In recent decades many firms have offered more discretion to their employees, which can increase the productivity of effort but also provides more opportunities for shirking. Bartling, Fehr, and Schmidt show that complementarities between high effort discretion, rent-sharing, screening opportunities, and competition may be important driving forces behind these new forms of work organization. In particular, the y show the endogenous emergence of two fundamentally distinct types of jobs. Employers either implement a control strategy, consisting of limited effort discretion, low wages, low effort requests, and little or no rent-sharing, or they implement a trust strategy, which stipulates high effort discretion, high wages, high effort requests, and substantial rent-sharing. If employers cannot screen employees, then the control strategy prevails. The possibility of screening causes a substantial increase in the prevalence of the trust strategy. The introduction of competition further fosters the trust strategy and induces a substantial increase in welfare such that both employers and employees are better off.

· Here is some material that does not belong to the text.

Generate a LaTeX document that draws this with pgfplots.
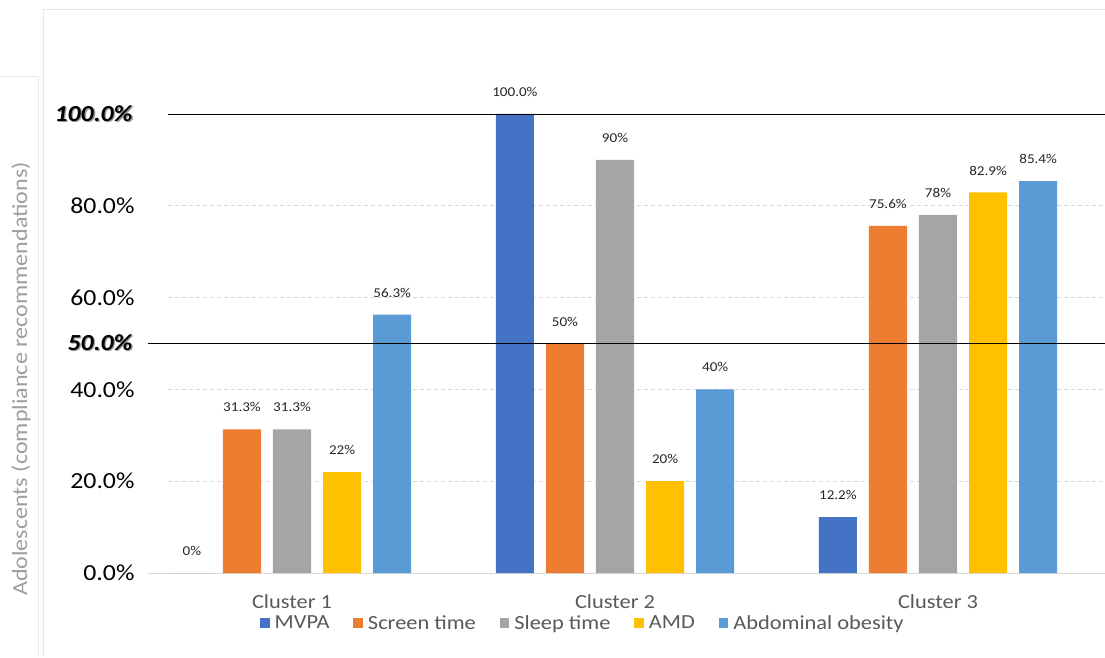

Yuk-fai Fong, Northwestern University
Relational Contracts, Limited Liability, and Employment Dynamics

Fong and Li study a model of relational contracts of imperfect public monitoring when the agent has limited liability. The optimal relational contract provides joint and definitive implications on worker's job security, average earning, and the sensitivity of pay to performance over time as the employment relationship progresses. In addition, the authors analyze how the employment dynamics change with respect to the surplus in the relationship and firm's ability to commit to long-term long contract. Their results shed light on empirical findings that relate employment dynamics to firm characteristics.


David Miller, UC, San Diego; and Joel Watson, UC, San Diego
A Theory of Disagreement in Repeated Games with Renegotiation

Miller and Watson analyze repeated games with transferable utility, in which the players may negotiate cooperatively over their continuation strategies at the beginning of each period. In contrast to the renegotiation proofness literature, their model gives an explicit account of whether the players have reached an agreement in a given period, so there are feasible paths of play along which the players disagree. On a disagreement path, play may be jointly suboptimal. In a contractual equilibrium, the players cooperatively negotiate to play the continuation game optimally, splitting the surplus (according to fixed bargaining weights) relative to what they would have played under disagreement. Contractual equilibrium outcomes also arise in a class of models with noncooperative bargaining, under several assumptions on the endogenous meaning of cheap talk message(refining the set of subgame perfect equilibria). Contractual equilibria exist for all discount factors, and all such equilibria attain the same aggregate utility. This paper provides necessary and sufficient conditions for patient players to attain efficiency, as well as simple sufficient conditions. The allocation of bargaining power can dramatically affect aggregate utility. The theory here extends naturally to games with imperfect public monitoring.